Mrs. Brown is 73, she can’t read, and neither does her mother. She has 9 children and four different fathers. She managed to hold down a job for 18 years as a housekeeper to a prominent lawyer. He never knew she couldn’t read. She left and started her own business, got married, bought a plot of land, and built her own home.
My aunt was told by my mother that she was a dunce when they had a quarrel once. My aunt /said, ‘Yes, I can hardly read in fact she is able to read better than me.’ Amazingly, my aunt had a long successful marriage owned her own home, operated a small business, and raised six children.
A lawyer, a nurse, an accountant, a teacher, a financial comptroller, and another one in business.
My smart mother who can read had nothing. And I mean nothing. Her children are struggling to find a life of their own and the little they have must first go to their children. Three out of her six manage to step away from her and are struggling to steady the wheel. She is dead now, but she is still helping the wheel to turn because of the decisions she makes affecting her children’s lives.
World Health Organization (WHO), UNICEF, various Government bodies, Charity Organizations, and everyone with a heart wants to do something for the poor.

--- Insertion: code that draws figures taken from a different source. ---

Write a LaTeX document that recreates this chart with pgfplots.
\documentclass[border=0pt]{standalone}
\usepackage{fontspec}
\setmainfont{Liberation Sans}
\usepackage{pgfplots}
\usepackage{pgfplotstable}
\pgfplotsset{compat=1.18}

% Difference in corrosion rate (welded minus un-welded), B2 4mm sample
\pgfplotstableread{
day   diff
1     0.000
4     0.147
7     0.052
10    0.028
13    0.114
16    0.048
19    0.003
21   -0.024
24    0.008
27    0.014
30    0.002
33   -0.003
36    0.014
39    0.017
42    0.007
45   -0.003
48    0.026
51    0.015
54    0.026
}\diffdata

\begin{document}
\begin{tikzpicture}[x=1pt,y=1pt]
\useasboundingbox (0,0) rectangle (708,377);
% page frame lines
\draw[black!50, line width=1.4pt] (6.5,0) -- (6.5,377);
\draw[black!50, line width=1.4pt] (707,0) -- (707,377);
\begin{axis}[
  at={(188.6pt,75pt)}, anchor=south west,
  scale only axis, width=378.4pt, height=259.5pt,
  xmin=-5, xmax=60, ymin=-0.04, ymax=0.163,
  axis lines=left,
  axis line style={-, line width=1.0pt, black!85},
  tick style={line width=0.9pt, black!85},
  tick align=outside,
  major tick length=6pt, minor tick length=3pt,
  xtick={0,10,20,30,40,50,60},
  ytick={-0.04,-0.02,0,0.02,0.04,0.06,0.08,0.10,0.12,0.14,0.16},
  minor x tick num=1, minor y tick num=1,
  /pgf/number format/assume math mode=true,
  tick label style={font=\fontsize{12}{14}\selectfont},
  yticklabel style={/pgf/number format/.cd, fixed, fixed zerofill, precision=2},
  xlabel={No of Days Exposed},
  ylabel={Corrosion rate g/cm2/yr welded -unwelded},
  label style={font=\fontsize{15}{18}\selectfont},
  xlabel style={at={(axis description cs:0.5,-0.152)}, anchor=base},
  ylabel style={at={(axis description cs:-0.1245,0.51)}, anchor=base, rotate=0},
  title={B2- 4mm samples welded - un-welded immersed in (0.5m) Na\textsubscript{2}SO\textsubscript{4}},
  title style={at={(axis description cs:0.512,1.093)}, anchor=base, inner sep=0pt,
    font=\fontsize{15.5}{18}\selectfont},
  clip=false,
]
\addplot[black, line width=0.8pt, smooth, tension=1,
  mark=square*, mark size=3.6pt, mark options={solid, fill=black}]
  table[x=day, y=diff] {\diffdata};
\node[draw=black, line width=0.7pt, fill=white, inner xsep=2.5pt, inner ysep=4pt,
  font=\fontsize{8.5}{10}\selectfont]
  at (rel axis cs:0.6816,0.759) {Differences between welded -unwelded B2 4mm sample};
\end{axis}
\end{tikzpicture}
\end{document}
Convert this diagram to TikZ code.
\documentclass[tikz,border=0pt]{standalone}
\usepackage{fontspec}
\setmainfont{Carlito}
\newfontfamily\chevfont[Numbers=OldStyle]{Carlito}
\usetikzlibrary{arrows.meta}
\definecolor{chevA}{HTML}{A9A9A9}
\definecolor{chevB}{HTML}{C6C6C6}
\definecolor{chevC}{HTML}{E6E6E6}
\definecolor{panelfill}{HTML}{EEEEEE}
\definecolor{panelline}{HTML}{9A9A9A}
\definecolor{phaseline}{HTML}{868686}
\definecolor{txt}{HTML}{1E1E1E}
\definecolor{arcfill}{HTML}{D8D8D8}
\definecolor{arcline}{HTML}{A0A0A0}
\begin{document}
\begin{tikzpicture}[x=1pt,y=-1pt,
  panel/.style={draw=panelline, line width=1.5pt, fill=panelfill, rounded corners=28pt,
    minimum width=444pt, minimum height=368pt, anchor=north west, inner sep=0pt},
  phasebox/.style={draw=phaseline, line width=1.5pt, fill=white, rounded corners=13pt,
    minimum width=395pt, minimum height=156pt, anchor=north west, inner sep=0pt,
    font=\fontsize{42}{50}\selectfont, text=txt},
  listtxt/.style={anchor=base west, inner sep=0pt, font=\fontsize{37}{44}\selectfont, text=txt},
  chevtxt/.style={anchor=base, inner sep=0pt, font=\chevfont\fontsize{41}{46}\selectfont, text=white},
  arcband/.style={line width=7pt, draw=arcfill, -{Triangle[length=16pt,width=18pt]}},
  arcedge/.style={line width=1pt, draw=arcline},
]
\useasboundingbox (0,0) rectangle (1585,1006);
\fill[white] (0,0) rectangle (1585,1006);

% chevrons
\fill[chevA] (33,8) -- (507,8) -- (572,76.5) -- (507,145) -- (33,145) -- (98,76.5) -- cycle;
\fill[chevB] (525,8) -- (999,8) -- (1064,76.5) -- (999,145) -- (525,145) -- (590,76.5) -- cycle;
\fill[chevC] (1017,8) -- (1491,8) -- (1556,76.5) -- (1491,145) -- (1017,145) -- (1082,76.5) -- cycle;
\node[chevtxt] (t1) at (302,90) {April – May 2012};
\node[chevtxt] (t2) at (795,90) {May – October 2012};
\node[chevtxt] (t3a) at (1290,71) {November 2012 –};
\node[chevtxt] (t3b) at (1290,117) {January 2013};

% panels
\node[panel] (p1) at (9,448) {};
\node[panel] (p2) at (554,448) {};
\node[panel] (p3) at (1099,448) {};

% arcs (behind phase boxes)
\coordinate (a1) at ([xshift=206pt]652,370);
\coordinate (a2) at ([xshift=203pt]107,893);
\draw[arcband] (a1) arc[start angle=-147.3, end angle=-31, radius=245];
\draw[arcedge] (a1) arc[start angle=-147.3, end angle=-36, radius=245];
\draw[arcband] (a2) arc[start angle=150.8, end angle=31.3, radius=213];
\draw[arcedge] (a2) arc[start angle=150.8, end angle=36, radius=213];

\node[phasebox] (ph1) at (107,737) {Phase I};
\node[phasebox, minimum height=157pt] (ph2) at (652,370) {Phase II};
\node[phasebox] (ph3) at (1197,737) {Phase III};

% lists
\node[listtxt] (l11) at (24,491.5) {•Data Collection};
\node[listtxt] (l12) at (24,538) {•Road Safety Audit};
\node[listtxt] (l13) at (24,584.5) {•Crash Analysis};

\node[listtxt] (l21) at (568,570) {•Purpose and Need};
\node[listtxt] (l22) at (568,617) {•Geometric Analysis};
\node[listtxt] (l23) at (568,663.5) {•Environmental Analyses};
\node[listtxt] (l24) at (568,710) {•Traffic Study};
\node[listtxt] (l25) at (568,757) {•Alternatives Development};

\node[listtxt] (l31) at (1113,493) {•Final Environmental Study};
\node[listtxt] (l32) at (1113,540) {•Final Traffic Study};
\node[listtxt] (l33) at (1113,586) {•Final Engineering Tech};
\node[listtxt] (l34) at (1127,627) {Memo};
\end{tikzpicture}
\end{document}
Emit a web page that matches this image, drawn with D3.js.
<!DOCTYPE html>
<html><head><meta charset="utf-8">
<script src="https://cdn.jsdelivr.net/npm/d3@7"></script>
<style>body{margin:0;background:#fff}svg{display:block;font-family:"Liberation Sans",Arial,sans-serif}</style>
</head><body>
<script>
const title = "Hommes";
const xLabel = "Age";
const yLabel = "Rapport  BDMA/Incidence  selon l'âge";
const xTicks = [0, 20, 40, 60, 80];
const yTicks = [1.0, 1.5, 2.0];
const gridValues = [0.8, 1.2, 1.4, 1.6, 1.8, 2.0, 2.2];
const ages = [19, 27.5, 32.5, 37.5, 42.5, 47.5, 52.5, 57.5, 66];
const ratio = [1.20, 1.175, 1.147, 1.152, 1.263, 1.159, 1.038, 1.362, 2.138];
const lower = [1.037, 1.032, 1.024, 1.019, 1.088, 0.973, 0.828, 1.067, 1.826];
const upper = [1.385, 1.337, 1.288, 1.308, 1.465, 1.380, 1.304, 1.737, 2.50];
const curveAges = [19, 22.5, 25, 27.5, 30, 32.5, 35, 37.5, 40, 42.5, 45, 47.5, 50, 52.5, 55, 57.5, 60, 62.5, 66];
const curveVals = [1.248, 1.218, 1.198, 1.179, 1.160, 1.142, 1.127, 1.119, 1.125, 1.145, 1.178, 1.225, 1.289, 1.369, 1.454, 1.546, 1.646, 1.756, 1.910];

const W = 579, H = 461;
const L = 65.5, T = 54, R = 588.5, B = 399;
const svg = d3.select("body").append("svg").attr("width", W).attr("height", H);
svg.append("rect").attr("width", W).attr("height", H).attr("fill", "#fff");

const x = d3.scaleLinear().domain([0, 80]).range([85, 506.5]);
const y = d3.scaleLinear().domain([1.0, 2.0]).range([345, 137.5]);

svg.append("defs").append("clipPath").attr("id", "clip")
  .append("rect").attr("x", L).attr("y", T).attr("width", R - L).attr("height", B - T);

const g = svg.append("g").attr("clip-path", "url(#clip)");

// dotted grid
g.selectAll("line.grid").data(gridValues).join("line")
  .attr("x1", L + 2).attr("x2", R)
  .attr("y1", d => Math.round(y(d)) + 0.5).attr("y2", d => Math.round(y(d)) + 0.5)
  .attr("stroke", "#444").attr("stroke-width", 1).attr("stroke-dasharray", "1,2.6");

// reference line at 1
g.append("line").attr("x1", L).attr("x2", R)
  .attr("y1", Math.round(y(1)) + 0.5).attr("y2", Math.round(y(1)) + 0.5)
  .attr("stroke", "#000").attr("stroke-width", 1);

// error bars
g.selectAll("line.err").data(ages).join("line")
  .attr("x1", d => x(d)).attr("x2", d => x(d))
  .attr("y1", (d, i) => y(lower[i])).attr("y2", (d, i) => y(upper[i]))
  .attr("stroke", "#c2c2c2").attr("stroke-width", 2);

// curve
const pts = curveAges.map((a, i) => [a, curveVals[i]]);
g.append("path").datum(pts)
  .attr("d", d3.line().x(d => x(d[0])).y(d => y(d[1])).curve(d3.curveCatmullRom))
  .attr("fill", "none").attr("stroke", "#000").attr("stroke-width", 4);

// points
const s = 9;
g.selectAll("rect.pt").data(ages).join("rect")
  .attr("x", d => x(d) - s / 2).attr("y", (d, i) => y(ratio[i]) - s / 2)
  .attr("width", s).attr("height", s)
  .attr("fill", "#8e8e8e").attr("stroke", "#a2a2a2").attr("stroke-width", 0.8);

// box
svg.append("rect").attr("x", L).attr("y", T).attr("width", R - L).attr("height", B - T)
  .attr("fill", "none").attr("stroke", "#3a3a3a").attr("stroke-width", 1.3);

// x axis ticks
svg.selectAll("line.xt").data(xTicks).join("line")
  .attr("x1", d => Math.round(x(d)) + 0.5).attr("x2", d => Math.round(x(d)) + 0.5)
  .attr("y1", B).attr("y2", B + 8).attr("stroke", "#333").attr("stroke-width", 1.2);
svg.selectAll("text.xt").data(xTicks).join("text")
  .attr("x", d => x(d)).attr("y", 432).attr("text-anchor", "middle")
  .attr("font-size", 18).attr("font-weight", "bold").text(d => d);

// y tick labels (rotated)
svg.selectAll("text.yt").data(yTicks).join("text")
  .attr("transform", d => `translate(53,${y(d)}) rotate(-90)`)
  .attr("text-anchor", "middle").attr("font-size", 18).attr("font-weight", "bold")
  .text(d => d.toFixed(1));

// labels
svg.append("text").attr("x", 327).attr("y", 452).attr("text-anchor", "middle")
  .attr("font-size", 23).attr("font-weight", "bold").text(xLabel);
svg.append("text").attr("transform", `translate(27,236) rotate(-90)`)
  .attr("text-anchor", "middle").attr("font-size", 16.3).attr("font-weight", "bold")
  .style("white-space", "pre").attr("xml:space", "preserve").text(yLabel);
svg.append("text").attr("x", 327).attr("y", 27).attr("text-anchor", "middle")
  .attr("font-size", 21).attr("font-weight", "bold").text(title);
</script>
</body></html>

Former United Nations Secretary-General Kofi Annan says he wants to halve extreme poverty and hunger by 2015.
That was nine years ago. Along with 180 countries, they have agreed to eight Millennium Development Goals (MDGs). Halving extreme poverty and hunger is the first item on the list. July 27, 2016. The new UN General Secretary Ban Ki-Moon states in his Millennium Development Goals 2015 Report in his Foreword. “Further progress will require an unswerving political will, and collective, long-term effort. We need to tackle root causes and do more to integrate the economic, social, and environmental dimensions of sustainable development.”
In 2020, it wasn’t achieved. According to Bank Ki-Moon former UN Secretary-General, the MGDs failed because of lack of progress to ‘unmet commitments, inadequate resources, lack of focus and accountability, and insufficient interest in sustainability development.’
We are in 2024, poverty is being aided and abetted now, by the high cost of living.
Most persons want to help focus on the financial side, and not the psychological side. Poverty is deep-rooted in the minds of many poor persons here in Jamaica.
The late former South African President Nelson Mandela says, “Overcoming poverty is an act of justice, not charity.”
In Jamaica, wealth and poverty vary in the eyes of the poor. The person who walks thinks that he who owns a bicycle is rich. To the cyclist, he who owns a motorbike is rich. To the motorcyclist he who owns a car is rich and it keeps going up the ladder of success. Only some of us are faking it until we make it.
Thank you for reading this piece. I hope you enjoyed it.
Lots of people think they understand the various levels of poverty. They even have special quotes for polite society. Annelise, like many of us has and in some respects is living with poverty. Her point of view Is relevant.
Reading this story again and again the cruelty of the teacher hits me hard why would she shame a child for not having enough? What does the child have to do with any of it, she probably would have loved the ball. Most kids like to play with a ball. When we did gift exchanges the value was always very low to make sure everyone could afford it. Very sad how cruel this teacher was.